To generate more revenue from the National Highways, the NITI Aayog has given a slew of suggestions to the ministry of road transport and highways as well as the National Highways Authority of India (NHAI). These include levying development charges and sharing revenue after developing amenities alongside the highways.
These ideas are part of the value capture financing (VCF) model that has been suggested by the government think tank.
It is essentially recovering part or full value that public infrastructure generates for private landowners or the states.
In case of NHAI, it is the states and private land owners that benefit (in the form of appreciation of land prices) from the National Highways but the agency makes all the investment.
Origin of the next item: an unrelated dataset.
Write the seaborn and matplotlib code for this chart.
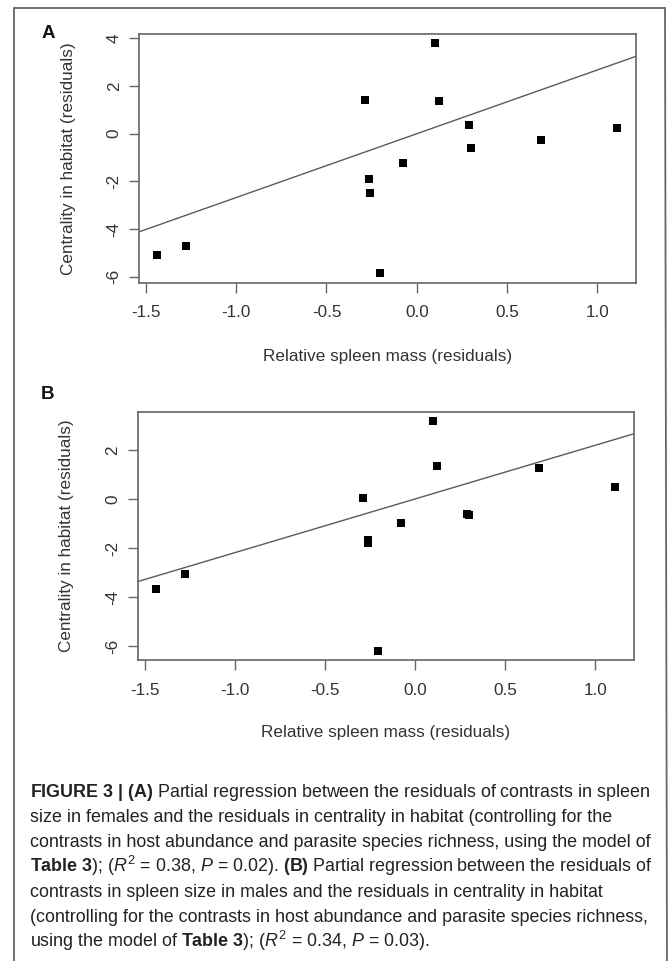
import numpy as np
import pandas as pd
import matplotlib
matplotlib.use("Agg")
import matplotlib.pyplot as plt
import seaborn as sns
from matplotlib.lines import Line2D

# ---------------- data ----------------
spleen_resid = [-1.436, -1.277, -0.289, -0.263, -0.261, -0.204, -0.077,
                0.099, 0.122, 0.290, 0.299, 0.687, 1.110]
centrality_A = [-5.10, -4.72, 1.43, -1.89, -2.50, -5.87, -1.23,
                3.79, 1.39, 0.38, -0.62, -0.28, 0.23]
centrality_B = [-3.66, -3.04, 0.05, -1.66, -1.81, -6.20, -0.97,
                3.18, 1.35, -0.62, -0.64, 1.28, 0.48]
slope_A, intercept_A = 2.68, 0.0
slope_B, intercept_B = 2.19, 0.0
x_ticks = [-1.5, -1.0, -0.5, 0.0, 0.5, 1.0]
y_ticks_A = [-6, -4, -2, 0, 2, 4]
y_ticks_B = [-6, -4, -2, 0, 2]
x_label = "Relative spleen mass (residuals)"
y_label = "Centrality in habitat (residuals)"
panel_labels = ["A", "B"]
caption_lines = [
    r"$\mathbf{FIGURE\ 3\ |\ (A)}$ Partial regression between the residuals of contrasts in spleen",
    "size in females and the residuals in centrality in habitat (controlling for the",
    "contrasts in host abundance and parasite species richness, using the model of",
    r"$\mathbf{Table\ 3}$); ($R^{2}$ = 0.38, $P$ = 0.02). $\mathbf{(B)}$ Partial regression between the residuals of",
    "contrasts in spleen size in males and the residuals in centrality in habitat",
    "(controlling for the contrasts in host abundance and parasite species richness,",
    r"using the model of $\mathbf{Table\ 3}$); ($R^{2}$ = 0.34, $P$ = 0.03).",
]

# ---------------- style ----------------
sns.set_style("white")
plt.rcParams["font.family"] = ["Liberation Sans", "DejaVu Sans"]
plt.rcParams["axes.unicode_minus"] = False
plt.rcParams["mathtext.fontset"] = "custom"
plt.rcParams["mathtext.rm"] = "Liberation Sans"
plt.rcParams["mathtext.it"] = "Liberation Sans:italic"
plt.rcParams["mathtext.bf"] = "Liberation Sans:bold"

W, H = 669, 961
fig = plt.figure(figsize=(W / 100, H / 100), dpi=100)
fig.patch.set_facecolor("white")

def fx(px):
    return px / W

def fy(py):
    return 1 - py / H

# outer frame (open at bottom, runs off the image)
frame_col = "#666666"
fig.add_artist(Line2D([fx(14), fx(14)], [fy(8), -0.01], color=frame_col, lw=1.3))
fig.add_artist(Line2D([fx(14), fx(665)], [fy(8), fy(8)], color=frame_col, lw=1.3))
fig.add_artist(Line2D([fx(665), fx(667)], [fy(8), -0.01], color=frame_col, lw=1.3))

# axes placement (pixels: left, top, right, bottom)
boxes = [(139, 34.3, 635.7, 282.7), (137.7, 411.7, 633.7, 660.3)]
ys = [centrality_A, centrality_B]
lines = [(slope_A, intercept_A), (slope_B, intercept_B)]
yticks = [y_ticks_A, y_ticks_B]
xlab_y = [356, 733]
ylab_x = [68, 66]
plab_pos = [(48, 34), (48, 395)]

axis_col = "#666666"
text_col = "#333333"

for i in range(2):
    l, t, r, b = boxes[i]
    ax = fig.add_axes([fx(l), fy(b), (r - l) / W, (b - t) / H])
    df = pd.DataFrame({"x": spleen_resid, "y": ys[i]})
    sns.scatterplot(data=df, x="x", y="y", ax=ax, marker="s", s=30,
                    color="black", linewidth=0, legend=False, zorder=3)
    xr = max(spleen_resid) - min(spleen_resid)
    yr = max(ys[i]) - min(ys[i])
    ax.set_xlim(min(spleen_resid) - 0.04 * xr, max(spleen_resid) + 0.04 * xr)
    ax.set_ylim(min(ys[i]) - 0.04 * yr, max(ys[i]) + 0.04 * yr)
    sl, ic = lines[i]
    ax.axline((0, ic), slope=sl, color="#5a5a5a", lw=1.0, zorder=2)

    ax.set_xticks(x_ticks)
    ax.set_xticklabels([f"{v:.1f}" for v in x_ticks])
    ax.set_yticks(yticks[i])
    ax.set_yticklabels([f"{v:d}" for v in yticks[i]])
    ax.tick_params(axis="both", direction="out", length=7.5, width=1.0,
                   color=axis_col, labelcolor=text_col, labelsize=12.3,
                   bottom=True, left=True, top=False, right=False)
    ax.tick_params(axis="x", pad=8.5)
    ax.tick_params(axis="y", labelrotation=90, pad=5)
    for lab in ax.get_yticklabels():
        lab.set_va("center")
    for sp in ax.spines.values():
        sp.set_visible(True)
        sp.set_color(axis_col)
        sp.set_linewidth(1.2)
    ax.grid(False)

    ax.set_xlabel(x_label, fontsize=12.3, color=text_col)
    ax.xaxis.set_label_coords(0.5, (b - xlab_y[i]) / (b - t))
    ax.xaxis.label.set_va("center")
    ax.set_ylabel(y_label, fontsize=12.3, color=text_col)
    ax.yaxis.set_label_coords((ylab_x[i] - l) / (r - l), 0.5)
    ax.yaxis.label.set_va("center")

    px, py = plab_pos[i]
    fig.text(fx(px), fy(py), panel_labels[i], fontsize=13.5, fontweight="bold",
             ha="center", va="center", color="#111111")

# caption
base0 = 797
step = 25.0
for k, line in enumerate(caption_lines):
    fig.text(fx(29.5), fy(base0 + k * step), line, fontsize=12.9,
             ha="left", va="baseline", color="#222222")

fig.savefig("out.png", dpi=100, facecolor="white")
In order to capture the value of financing done by the NHAI, the idea has been proposed.
These include asset monetisation techniques, including the toll-operate-transfer (ToT) model and raising revenue through Infrastructure Investment Trusts (InVITS), both of which are being actively pursued by NHAI.
It has also been recommended that the VCF be mainstreamed in NHAI projects. Through VCF, non-toll revenues can be maximised through a number of tools.
These include vacant land tax, special assessment tax, transfer of development rights (TDR) and land pooling, among others.
It has also been recommended that other means of raising additional revenue such as Infrastructure Development Funds, and NHAI’s land acquisition bonds may be explored.
The creation of project-specific special purpose vehicle or SPV has also been recommended.
A draft policy framework on VCF and transit oriented development (TOD) has also been sent to a number of ministries, including the ministry of road transport and highways by the infrastructure connectivity vertical of the NITI Aayog.
The document contains a number of tools aimed at maximising revenues through the VCF and if put into practice, it can significantly improve NHAI’s financial health.
TOD is particularly important, where planned infrastructure development occurs in the region around the projects. These are often a mix of commercial, residential, and institutional aspects.
Also, part of the VCF is the land bonds, which NHAI plans to issue to make payments for acquiring land from the states or other stakeholders. The authority is mulling an innovative funding mechanism amid escalating land acquisition and compensation cost.
Through this mechanism, NHAI will not have to make an upfront payment towards land acquisition.
The ministry of road transport and highways has been grappling with higher land acquisition cost for the last few years.
Approximately, Rs 12 crore per km of cost is incurred in the expansion of a highway from two-lane to four-lane one. The number would be five to six times higher in a greenfield project like an expressway.
Total cost of the marquee Eastern Peripheral Expressway is Rs 11,000 crore, of which Rs 5,673.05 crore was land cost.